If you watched the news or talked to those opposed to wearing masks (I did my best to avoid those folks), what you heard were arguments that came down to one thing- selfishness. It wasn’t about public health or preventing community spread of the coronavirus. It was about “MY RIGHTS,” “MY FREEDOM,” “MY LIBERTY!,” etc. The cult of selfishness was fully engaged and fully propagandized by Fox News, the Trump campaign, and others on the Far-Right invested in minimizing the seriousness of the pandemic.
In small-town Wisconsin, the pandemic felt very far away, a distant threat that only reared its head on Liberal (i.e.; CNN, MSNBC) cable news. Two hours east down I-90 in Madison, though, COVID-19 was very, very real. Despite this, small-town Conservatives couldn’t- or refused to- break through their wall of denial. They couldn’t grasp that wearing face masks and social distancing protocols weren’t about quashing their freedoms and liberty. They weren’t about turning them into compliant sheep. They were about trying to prevent the spread of a virus that there was at that time no cure or treatment for. Vaccines were still several months down the road.
To these folks, I was just another West Coast Liberal. To my parents’ neighbors, I was my mother’s son…and we’d just lost our husband and father.

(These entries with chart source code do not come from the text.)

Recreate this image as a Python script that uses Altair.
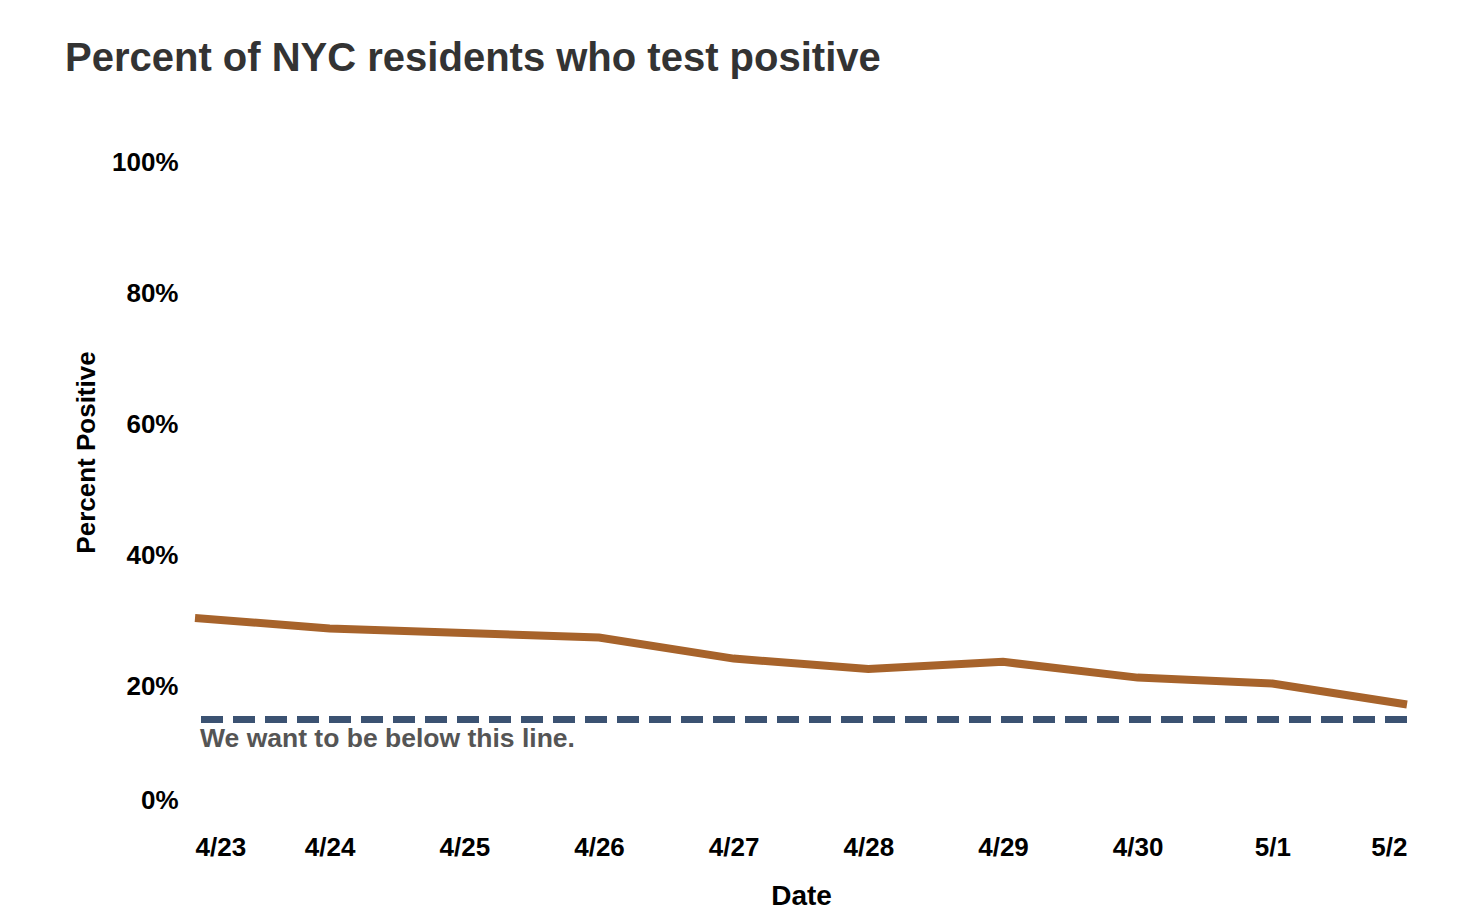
import altair as alt
import pandas as pd

dates = ["4/23", "4/24", "4/25", "4/26", "4/27", "4/28", "4/29", "4/30", "5/1", "5/2"]
percent_positive = [30.5, 28.9, 28.2, 27.5, 24.3, 22.7, 23.8, 21.4, 20.5, 17.3]
target_value = 15
target_label = "We want to be below this line."
y_ticks = [0, 20, 40, 60, 80, 100]

df = pd.DataFrame({"date": dates, "pct": percent_positive})
target_df = pd.DataFrame({"date": [dates[0]], "target": [target_value], "label": [target_label]})
FONT = "Liberation Sans"

x_enc = alt.X(
    "date:O",
    sort=None,
    scale=alt.Scale(type="point", padding=0),
    axis=alt.Axis(
        title="Date", labelAngle=0, labelFlush=True, ticks=False, domain=False,
        labelPadding=16, labelFontSize=26, labelFontWeight="bold", labelColor="#000",
        labelFont=FONT, titleFont=FONT, titleFontSize=28, titleFontWeight="bold",
        titleColor="#000", titleY=78, titleBaseline="middle",
    ),
)
y_enc = alt.Y(
    "pct:Q",
    scale=alt.Scale(domain=[0, 100], nice=False),
    axis=alt.Axis(
        title="Percent Positive", values=y_ticks, grid=False, ticks=False, domain=False,
        labelExpr="datum.value + '%'", labelPadding=17, labelFontSize=26,
        labelFontWeight="bold", labelColor="#000", labelFont=FONT,
        labelOffset={"condition": {"test": "datum.value === 0", "value": -18}, "value": 0},
        titleFont=FONT, titleFontSize=26, titleFontWeight="bold", titleColor="#000",
        titleX=-109, titleY=290, titleAlign="center", titleBaseline="middle",
    ),
)

line = alt.Chart(df).mark_line(color="#a7632b", strokeWidth=8).encode(x=x_enc, y=y_enc)

rule = alt.Chart(target_df).mark_rule(
    color="#3b5272", strokeWidth=7, strokeDash=[22, 10]
).encode(y=alt.Y("target:Q"))

label = alt.Chart(target_df).mark_text(
    align="left", baseline="middle", dx=5, dy=19,
    font=FONT, fontSize=26.5, fontWeight="bold", color="#555"
).encode(x=alt.X("date:O", sort=None), y=alt.Y("target:Q"), text="label:N")

chart = alt.layer(rule, line, label).properties(
    width=1212,
    height=656,
    autosize=alt.AutoSizeParams(type="none"),
    padding={"left": 187, "top": 154, "right": 40, "bottom": 100},
    title=alt.TitleParams(
        "Percent of NYC residents who test positive",
        anchor="start", frame="group", dx=-130, offset=70,
        font=FONT, fontSize=40, fontWeight="bold", color="#333",
    ),
).configure_view(stroke=None)

chart.save("out.html", embed_options={"renderer": "svg", "actions": False})
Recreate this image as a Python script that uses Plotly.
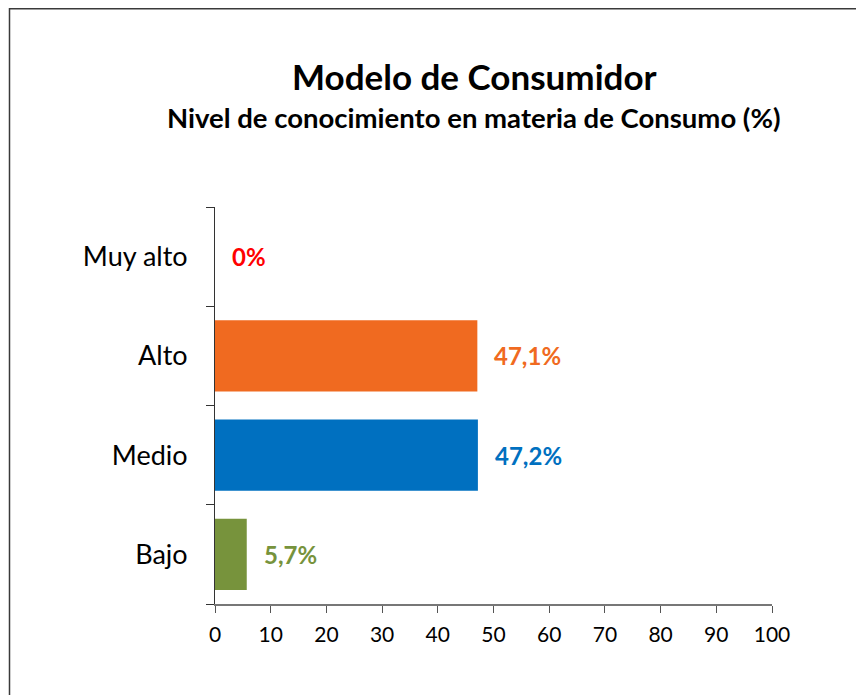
import plotly.graph_objects as go

categories = ["Bajo", "Medio", "Alto", "Muy alto"]
values = [5.7, 47.2, 47.1, 0]
labels = ["5,7%", "47,2%", "47,1%", "0%"]
bar_colors = ["#77933C", "#0070C0", "#F06A20", "#FF0000"]
label_colors = ["#77933C", "#0070C0", "#F06A20", "#FF0000"]
x_ticks = [0, 10, 20, 30, 40, 50, 60, 70, 80, 90, 100]

# page has an 8px body margin; figure geometry compensates
W, H = 856, 687
L, R, T, B = 207, 92, 199, 91
PW = W - L - R
PH = H - T - B


def px(x):
    return (x - L) / PW


def py(y):
    return (H - B - y) / PH


fig = go.Figure()
fig.add_trace(go.Bar(
    y=categories, x=values, orientation="h",
    marker=dict(color=bar_colors, line=dict(width=0)),
    hoverinfo="skip",
))

for c, v, t, col in zip(categories, values, labels, label_colors):
    fig.add_annotation(x=v, y=c, text="<b>%s</b>" % t, showarrow=False,
                       xanchor="left", xshift=15,
                       font=dict(family="Lato", size=24, color=col))

fig.add_annotation(xref="paper", yref="paper", x=px(466), y=py(68),
                   text="<b>Modelo de Consumidor</b>", showarrow=False,
                   xanchor="center", yanchor="middle",
                   font=dict(family="Lato", size=35, color="black"))
fig.add_annotation(xref="paper", yref="paper", x=px(466), y=py(109),
                   text="<b>Nivel de conocimiento en materia de Consumo (%)</b>", showarrow=False,
                   xanchor="center", yanchor="middle",
                   font=dict(family="Lato", size=27.5, color="black"))

fig.add_shape(type="rect", xref="paper", yref="paper",
              x0=px(1.5), x1=px(W + 20),
              y0=py(H + 20), y1=py(0.75),
              line=dict(color="#3a3a3a", width=1.5), fillcolor="rgba(0,0,0,0)")

fig.update_layout(
    width=W, height=H,
    margin=dict(l=L, r=R, t=T, b=B),
    paper_bgcolor="white", plot_bgcolor="white",
    showlegend=False, bargap=0.28,
    xaxis=dict(range=[0, 100], tickvals=x_ticks, ticks="outside", ticklen=7,
               tickcolor="#555", showline=True, linecolor="#777", linewidth=1.5,
               showgrid=False, zeroline=False, ticklabelstandoff=4,
               tickfont=dict(family="Lato", size=21, color="black")),
    yaxis=dict(categoryorder="array", categoryarray=categories,
               ticks="outside", ticklen=8, tickson="boundaries", tickcolor="#333",
               showline=True, linecolor="#333", linewidth=1, showgrid=False,
               ticklabelstandoff=21,
               tickfont=dict(family="Lato", size=27, color="black")),
)

fig.write_html("out.html")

They cared and they showed it in whatever way they could. It was sweet and tender and human and beautiful.
And I suspect most of them voted for Donald Trump…but that’s OK. At the moment they displayed their humanity and compassion, I neither cared nor did I ask who they were planning to cast their vote for. It didn’t matter.
My experience reinforced why I never want to live in that part of the country again, but it also showed me something else. Even in a place where people can be and sometimes are dark, ugly, and mean-spirited, there are also those (probably in much greater numbers) who are kind, generous, compassionate, and giving.
In the end, it’s not about who you vote for. It’s about how you treat others. Kindness is never weakness. Compassion can never be considered a moral failing.
Love never loses, no matter how bad things may look. The people who cared for and about my mother made a bittersweet and difficult time more bearable. It reminded me that when tragedy strikes, there are those kind souls for whom love and humanity rise above all other considerations.
My mother no longer lives in Wisconsin, which means I will almost certainly never see any of those people again…but I’ll never forget them. They’ll always have a place in my heart for the way they came together and cared about and for my mother at a time she didn’t even know she needed it.
So what have we learned, Grasshopper?
Most people are good, kind, and compassionate souls who will rise to the occasion when called upon to do so. Politics and ideology and but one small part of who we are. The rest is our humanity and how we relate to one another.
Oh…and wear a damned mask if and when appropriate. And get the vaccine when it’s available to you.
Sometimes it’s not just about you, knowhutimean??